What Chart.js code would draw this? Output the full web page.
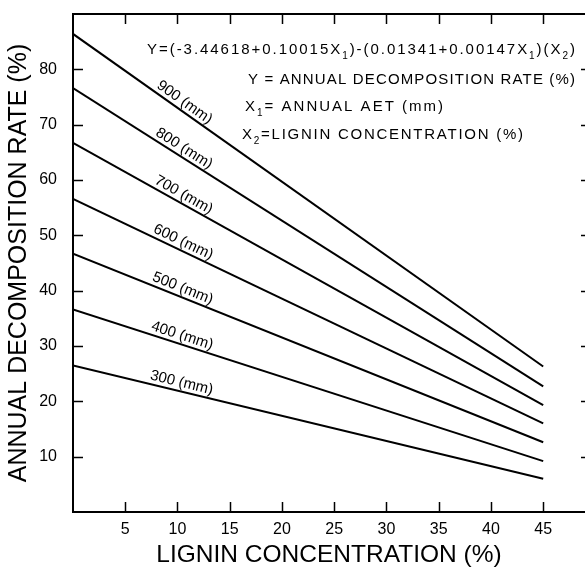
<!DOCTYPE html>
<html>
<head>
<meta charset="utf-8">
<script src="https://cdn.jsdelivr.net/npm/chart.js@4.4.0/dist/chart.umd.min.js"></script>
<style>
  html, body { margin: 0; padding: 0; background: #fff; }
  #wrap { width: 585px; height: 571px; }
</style>
</head>
<body>
<div id="wrap"><canvas id="decompChart"></canvas></div>
<script>
// lignin concentration (%) at both ends of every line
const lignin = [0, 45];
// annual decomposition rate (%), one array per annual AET
const aet900 = [86.4, 26.3];
const aet800 = [76.6, 22.7];
const aet700 = [66.7, 19.3];
const aet600 = [56.6, 16.0];
const aet500 = [46.7, 12.6];
const aet400 = [36.6, 9.2];
const aet300 = [26.5, 6.0];
const aetSeries = [aet900, aet800, aet700, aet600, aet500, aet400, aet300];
const aetLabels = ['900 (mm)', '800 (mm)', '700 (mm)', '600 (mm)', '500 (mm)', '400 (mm)', '300 (mm)'];

const xTicks = [5, 10, 15, 20, 25, 30, 35, 40, 45];
const yTicks = [10, 20, 30, 40, 50, 60, 70, 80];

const FONT = '"Liberation Sans", Arial, sans-serif';

// text with subscripts, stretched to a given width with letter spacing
function drawRich(ctx, segs, x, y, width, size) {
  ctx.save();
  ctx.textBaseline = 'alphabetic';
  ctx.textAlign = 'left';
  ctx.letterSpacing = '0px';
  let natural = 0, count = 0;
  segs.forEach(s => {
    ctx.font = (s.sub ? Math.round(size * 0.65) : size) + 'px ' + FONT;
    natural += ctx.measureText(s.t).width;
    count += s.t.length;
  });
  const sp = (width - natural) / Math.max(count - 1, 1);
  let cx = x;
  segs.forEach(s => {
    ctx.font = (s.sub ? Math.round(size * 0.65) : size) + 'px ' + FONT;
    ctx.letterSpacing = sp + 'px';
    ctx.fillText(s.t, cx, s.sub ? y + size * 0.3 : y);
    cx += ctx.measureText(s.t).width;
  });
  ctx.restore();
}

const framePlugin = {
  id: 'frame',
  afterDraw(chart) {
    const ctx = chart.ctx;
    const area = chart.chartArea;
    const xs = chart.scales.x, ys = chart.scales.y;
    ctx.save();
    ctx.strokeStyle = '#000';
    // top border
    ctx.lineWidth = 2;
    ctx.beginPath();
    ctx.moveTo(area.left - 1, area.top);
    ctx.lineTo(area.right, area.top);
    ctx.stroke();
    // inward tick marks
    ctx.lineWidth = 1.5;
    ctx.beginPath();
    xTicks.forEach(v => {
      const px = Math.round(xs.getPixelForValue(v)) + 0.5;
      ctx.moveTo(px, area.bottom);
      ctx.lineTo(px, area.bottom - 10);
      ctx.moveTo(px, area.top);
      ctx.lineTo(px, area.top + 10);
    });
    yTicks.forEach(v => {
      const py = Math.round(ys.getPixelForValue(v)) + 0.5;
      ctx.moveTo(area.left, py);
      ctx.lineTo(area.left + 10, py);
      ctx.moveTo(area.right, py);
      ctx.lineTo(area.right - 4, py);
    });
    ctx.stroke();

    // equation block
    ctx.fillStyle = '#000';
    drawRich(ctx, [
      { t: 'Y=(-3.44618+0.10015X' }, { t: '1', sub: true },
      { t: ')-(0.01341+0.00147X' }, { t: '1', sub: true },
      { t: ')(X' }, { t: '2', sub: true }, { t: ')' }
    ], 147, 54, 428, 15);
    drawRich(ctx, [{ t: 'Y = ANNUAL DECOMPOSITION RATE (%)' }], 248, 84, 327, 15);
    drawRich(ctx, [{ t: 'X' }, { t: '1', sub: true }, { t: '= ANNUAL AET (mm)' }], 245, 111, 198, 15);
    drawRich(ctx, [{ t: 'X' }, { t: '2', sub: true }, { t: '=LIGNIN CONCENTRATION (%)' }], 242, 139, 281, 15);
    ctx.restore();
  },
  afterDatasetsDraw(chart) {
    const ctx = chart.ctx;
    const xs = chart.scales.x;
    ctx.save();
    ctx.fillStyle = '#000';
    ctx.font = '15px ' + FONT;
    ctx.textAlign = 'center';
    ctx.textBaseline = 'bottom';
    chart.data.datasets.forEach((ds, i) => {
      const pts = chart.getDatasetMeta(i).data;
      const p0 = pts[0], p1 = pts[1];
      const ang = Math.atan2(p1.y - p0.y, p1.x - p0.x);
      const px = xs.getPixelForValue(10.2);
      const py = p0.y + (p1.y - p0.y) * (px - p0.x) / (p1.x - p0.x);
      ctx.save();
      ctx.translate(px, py);
      ctx.rotate(ang);
      ctx.fillText(ds.label, 0, -1);
      ctx.restore();
    });
    ctx.restore();
  }
};

const datasets = aetSeries.map((vals, i) => ({
  label: aetLabels[i],
  data: lignin.map((x, j) => ({ x: x, y: vals[j] })),
  borderColor: '#000',
  borderWidth: 2,
  pointRadius: 0,
  fill: false,
  tension: 0
}));

new Chart(document.getElementById('decompChart'), {
  type: 'line',
  data: { datasets: datasets },
  plugins: [framePlugin],
  options: {
    responsive: true,
    maintainAspectRatio: false,
    animation: false,
    layout: { padding: { top: 14, right: 0, left: 0, bottom: 0 } },
    scales: {
      x: {
        type: 'linear',
        min: 0,
        max: 49,
        afterBuildTicks: s => { s.ticks = xTicks.map(v => ({ value: v })); },
        afterFit: s => { s.height = 59; s.paddingLeft = 0; s.paddingRight = 0; },
        grid: { display: false, drawTicks: false },
        border: { display: true, color: '#000', width: 2 },
        ticks: { color: '#000', padding: 8, maxRotation: 0, font: { family: FONT, size: 16 } },
        title: {
          display: true,
          text: 'LIGNIN CONCENTRATION (%)',
          color: '#000',
          font: { family: FONT, size: 24.5 },
          padding: { top: 0, bottom: 1 }
        }
      },
      y: {
        type: 'linear',
        min: 0,
        max: 90,
        afterBuildTicks: s => { s.ticks = yTicks.map(v => ({ value: v })); },
        afterFit: s => { s.width = 73; s.paddingTop = 0; s.paddingBottom = 0; },
        grid: { display: false, drawTicks: false },
        border: { display: true, color: '#000', width: 2 },
        ticks: { color: '#000', padding: 16, font: { family: FONT, size: 16 } },
        title: {
          display: true,
          text: 'ANNUAL DECOMPOSITION RATE (%)',
          color: '#000',
          font: { family: FONT, size: 25 },
          padding: { top: 4, bottom: 0 }
        }
      }
    },
    plugins: {
      legend: { display: false },
      tooltip: { enabled: false }
    }
  }
});
</script>
</body>
</html>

• _Given problem_:
Extract all the data above exactly, excluding every picture.

• _Result of the task_:
What Chart.js code would draw this? Output the full web page.
<!DOCTYPE html>
<html>
<head>
<meta charset="utf-8">
<script src="https://cdn.jsdelivr.net/npm/chart.js@4.4.0/dist/chart.umd.min.js"></script>
<style>
  html, body { margin: 0; padding: 0; background: #fff; }
  #wrap { width: 585px; height: 571px; }
</style>
</head>
<body>
<div id="wrap"><canvas id="decompChart"></canvas></div>
<script>
// lignin concentration (%) at both ends of every line
const lignin = [0, 45];
// annual decomposition rate (%), one array per annual AET
const aet900 = [86.4, 26.3];
const aet800 = [76.6, 22.7];
const aet700 = [66.7, 19.3];
const aet600 = [56.6, 16.0];
const aet500 = [46.7, 12.6];
const aet400 = [36.6, 9.2];
const aet300 = [26.5, 6.0];
const aetSeries = [aet900, aet800, aet700, aet600, aet500, aet400, aet300];
const aetLabels = ['900 (mm)', '800 (mm)', '700 (mm)', '600 (mm)', '500 (mm)', '400 (mm)', '300 (mm)'];

const xTicks = [5, 10, 15, 20, 25, 30, 35, 40, 45];
const yTicks = [10, 20, 30, 40, 50, 60, 70, 80];

const FONT = '"Liberation Sans", Arial, sans-serif';

// text with subscripts, stretched to a given width with letter spacing
function drawRich(ctx, segs, x, y, width, size) {
  ctx.save();
  ctx.textBaseline = 'alphabetic';
  ctx.textAlign = 'left';
  ctx.letterSpacing = '0px';
  let natural = 0, count = 0;
  segs.forEach(s => {
    ctx.font = (s.sub ? Math.round(size * 0.65) : size) + 'px ' + FONT;
    natural += ctx.measureText(s.t).width;
    count += s.t.length;
  });
  const sp = (width - natural) / Math.max(count - 1, 1);
  let cx = x;
  segs.forEach(s => {
    ctx.font = (s.sub ? Math.round(size * 0.65) : size) + 'px ' + FONT;
    ctx.letterSpacing = sp + 'px';
    ctx.fillText(s.t, cx, s.sub ? y + size * 0.3 : y);
    cx += ctx.measureText(s.t).width;
  });
  ctx.restore();
}

const framePlugin = {
  id: 'frame',
  afterDraw(chart) {
    const ctx = chart.ctx;
    const area = chart.chartArea;
    const xs = chart.scales.x, ys = chart.scales.y;
    ctx.save();
    ctx.strokeStyle = '#000';
    // top border
    ctx.lineWidth = 2;
    ctx.beginPath();
    ctx.moveTo(area.left - 1, area.top);
    ctx.lineTo(area.right, area.top);
    ctx.stroke();
    // inward tick marks
    ctx.lineWidth = 1.5;
    ctx.beginPath();
    xTicks.forEach(v => {
      const px = Math.round(xs.getPixelForValue(v)) + 0.5;
      ctx.moveTo(px, area.bottom);
      ctx.lineTo(px, area.bottom - 10);
      ctx.moveTo(px, area.top);
      ctx.lineTo(px, area.top + 10);
    });
    yTicks.forEach(v => {
      const py = Math.round(ys.getPixelForValue(v)) + 0.5;
      ctx.moveTo(area.left, py);
      ctx.lineTo(area.left + 10, py);
      ctx.moveTo(area.right, py);
      ctx.lineTo(area.right - 4, py);
    });
    ctx.stroke();

    // equation block
    ctx.fillStyle = '#000';
    drawRich(ctx, [
      { t: 'Y=(-3.44618+0.10015X' }, { t: '1', sub: true },
      { t: ')-(0.01341+0.00147X' }, { t: '1', sub: true },
      { t: ')(X' }, { t: '2', sub: true }, { t: ')' }
    ], 147, 54, 428, 15);
    drawRich(ctx, [{ t: 'Y = ANNUAL DECOMPOSITION RATE (%)' }], 248, 84, 327, 15);
    drawRich(ctx, [{ t: 'X' }, { t: '1', sub: true }, { t: '= ANNUAL AET (mm)' }], 245, 111, 198, 15);
    drawRich(ctx, [{ t: 'X' }, { t: '2', sub: true }, { t: '=LIGNIN CONCENTRATION (%)' }], 242, 139, 281, 15);
    ctx.restore();
  },
  afterDatasetsDraw(chart) {
    const ctx = chart.ctx;
    const xs = chart.scales.x;
    ctx.save();
    ctx.fillStyle = '#000';
    ctx.font = '15px ' + FONT;
    ctx.textAlign = 'center';
    ctx.textBaseline = 'bottom';
    chart.data.datasets.forEach((ds, i) => {
      const pts = chart.getDatasetMeta(i).data;
      const p0 = pts[0], p1 = pts[1];
      const ang = Math.atan2(p1.y - p0.y, p1.x - p0.x);
      const px = xs.getPixelForValue(10.2);
      const py = p0.y + (p1.y - p0.y) * (px - p0.x) / (p1.x - p0.x);
      ctx.save();
      ctx.translate(px, py);
      ctx.rotate(ang);
      ctx.fillText(ds.label, 0, -1);
      ctx.restore();
    });
    ctx.restore();
  }
};

const datasets = aetSeries.map((vals, i) => ({
  label: aetLabels[i],
  data: lignin.map((x, j) => ({ x: x, y: vals[j] })),
  borderColor: '#000',
  borderWidth: 2,
  pointRadius: 0,
  fill: false,
  tension: 0
}));

new Chart(document.getElementById('decompChart'), {
  type: 'line',
  data: { datasets: datasets },
  plugins: [framePlugin],
  options: {
    responsive: true,
    maintainAspectRatio: false,
    animation: false,
    layout: { padding: { top: 14, right: 0, left: 0, bottom: 0 } },
    scales: {
      x: {
        type: 'linear',
        min: 0,
        max: 49,
        afterBuildTicks: s => { s.ticks = xTicks.map(v => ({ value: v })); },
        afterFit: s => { s.height = 59; s.paddingLeft = 0; s.paddingRight = 0; },
        grid: { display: false, drawTicks: false },
        border: { display: true, color: '#000', width: 2 },
        ticks: { color: '#000', padding: 8, maxRotation: 0, font: { family: FONT, size: 16 } },
        title: {
          display: true,
          text: 'LIGNIN CONCENTRATION (%)',
          color: '#000',
          font: { family: FONT, size: 24.5 },
          padding: { top: 0, bottom: 1 }
        }
      },
      y: {
        type: 'linear',
        min: 0,
        max: 90,
        afterBuildTicks: s => { s.ticks = yTicks.map(v => ({ value: v })); },
        afterFit: s => { s.width = 73; s.paddingTop = 0; s.paddingBottom = 0; },
        grid: { display: false, drawTicks: false },
        border: { display: true, color: '#000', width: 2 },
        ticks: { color: '#000', padding: 16, font: { family: FONT, size: 16 } },
        title: {
          display: true,
          text: 'ANNUAL DECOMPOSITION RATE (%)',
          color: '#000',
          font: { family: FONT, size: 25 },
          padding: { top: 4, bottom: 0 }
        }
      }
    },
    plugins: {
      legend: { display: false },
      tooltip: { enabled: false }
    }
  }
});
</script>
</body>
</html>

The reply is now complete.